Giving Teaching Back to Teachers by Robin Barrow

Giving Teaching Back to Teachers by Robin Barrow

Author:Robin Barrow
Language: eng
Format: epub
ISBN: 978-1-317-41214-4
Publisher: Taylor & Francis Ltd


1. CLASSROOM DISCIPLINE

I shall begin by looking in some detail at the research undertaken, over a period of years and in slightly different contexts, by Kounin and his associates (1958, 1966, 1970) into classroom control and pupil deviancy. I have selected this for attention first because Dunkin and Biddle, who are quite willing to be critical when they see occasion to be, regard it as a ‘strikingly original program’. ‘We suspect that Kounin’s research holds considerable promise for the eventual improvement of classroom teaching,’ they write: and they add that they ‘regard these findings as impressive’.8 We should expect, then, some pretty reliable data about the correlation between certain aspects of class management and certain pupil behaviours.
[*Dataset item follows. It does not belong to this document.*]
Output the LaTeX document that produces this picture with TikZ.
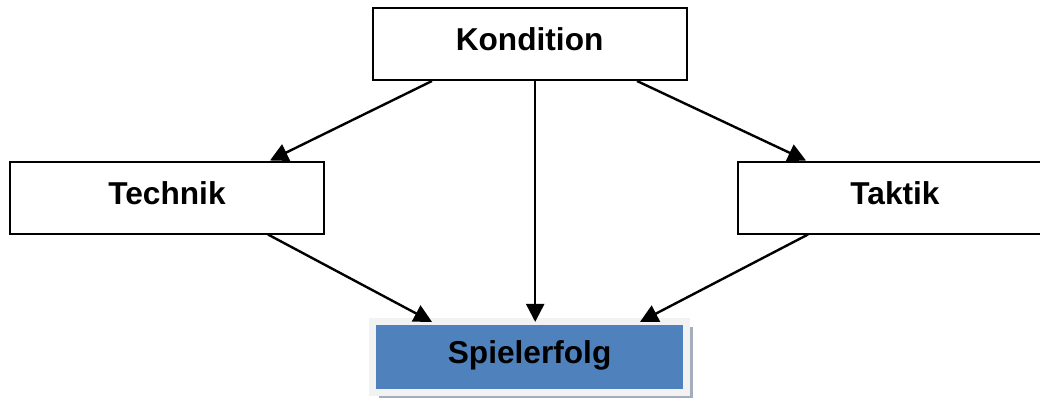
\documentclass[tikz,border=0pt]{standalone}
\usepackage{fontspec}
\setmainfont{Liberation Sans}
\usetikzlibrary{arrows.meta,shadows}
\definecolor{erfolgblau}{HTML}{4F81BD}
\definecolor{rahmengrau}{HTML}{F2F2F2}
\definecolor{schattengrau}{HTML}{A5ADBD}

\begin{document}
\begin{tikzpicture}[
  kasten/.style={draw=black, line width=0.05cm, fill=white, inner sep=0pt,
    minimum width=7.85cm, minimum height=1.8cm,
    text height=0.575cm, text depth=0.225cm,
    font=\fontsize{22.5}{27}\selectfont\bfseries},
  pfeil/.style={-{Triangle[length=0.45cm,width=0.45cm]}, line width=0.06cm}]
  \useasboundingbox (0,0) rectangle (26,9.95);
  \clip (0,0) rectangle (26,9.95);

  \node[kasten] (kond) at (13.24,8.85) {Kondition};
  \node[kasten] (tech) at (4.175,5.0125) {Technik};
  \node[kasten] (takt) at (22.375,5.0125) {Taktik};
  \node[kasten, fill=erfolgblau, draw=rahmengrau, line width=0.175cm,
    minimum height=1.775cm,
    drop shadow={shadow xshift=0.15cm, shadow yshift=-0.15cm,
      fill=schattengrau, opacity=1}] (erfolg) at (13.24,1.0375) {Spielerfolg};

  \draw[pfeil] ([xshift=-2.44cm]kond.south) -- ([xshift=2.575cm]tech.north);
  \draw[pfeil] ([xshift=2.685cm]kond.south) -- ([xshift=-2.225cm]takt.north);
  \draw[pfeil] ([xshift=0.14cm]kond.south) -- ([xshift=0.14cm,yshift=-0.11cm]erfolg.north);
  \draw[pfeil] ([xshift=2.525cm]tech.south) -- ([xshift=-2.44cm,yshift=-0.11cm]erfolg.north);
  \draw[pfeil] ([xshift=-2.175cm]takt.south) -- ([xshift=2.76cm,yshift=-0.11cm]erfolg.north);
\end{tikzpicture}
\end{document}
‘It seems to us’, write Dunkin and Biddle, ‘that adequate management of the classroom environment also forms a necessary condition for cognitive learnings.’9 It seems so to me as well, but that is hardly illuminating, being a matter of what is meant by ‘adequate management’. By definition, given that classrooms are essentially concerned with promoting cognitive learning, management that fails to promote it is inadequate! Conversely, that which successfully promotes it is thereby shown to be adequate, at least in that respect. It ceases to be a matter of definition if one is more specific and says, for example, ‘What I count as adequate management includes keeping children quiet’. But in that case it is not reasonable to assert that adequate management seems a necessary condition for cognitive learnings, for it has not been shown that keeping children quiet is a necessary condition of enabling them to learn. Clearly what we need to know, to make this observation significant, is what kind of classroom management is adequate to promote cognitive learning. But as to that, Dunkin and Biddle themselves say that of the three central traditions of research in this area that they review, the findings of one in relation to process-product are weak, the second (which is represented by Kounin) does not deal with product or student achievement, and the third consists of ‘experiments’ that ‘are largely flawed’.10 From which an impartial judge might be inclined to deduce that we are left with the truism that we want adequate rather than inadequate management, but that unfortunately research has not revealed what constitutes adequate management.

Before summarising the research it is necessary to point out that the typical manner of writing up research, standing at one remove, even in the calm and non-persuasive manner of Dunkin and Biddle, may be misleading. Although they are meticulous throughout their book in stating that cause and effect cannot be observed and is a matter of inference, the ‘findings’ they cite as impressive turn out to be assumptions about what the teacher ‘should’ do to gain certain effects, and not simply the recorded correlations. They claim further that the research shows that certain things, such as the clarity and firmness of the teacher’s response to deviant behaviour, are ‘simply unrelated’ to success at control, and that ‘we learn that desist clarity induced greater conformity among deviantly linked audience pupils’.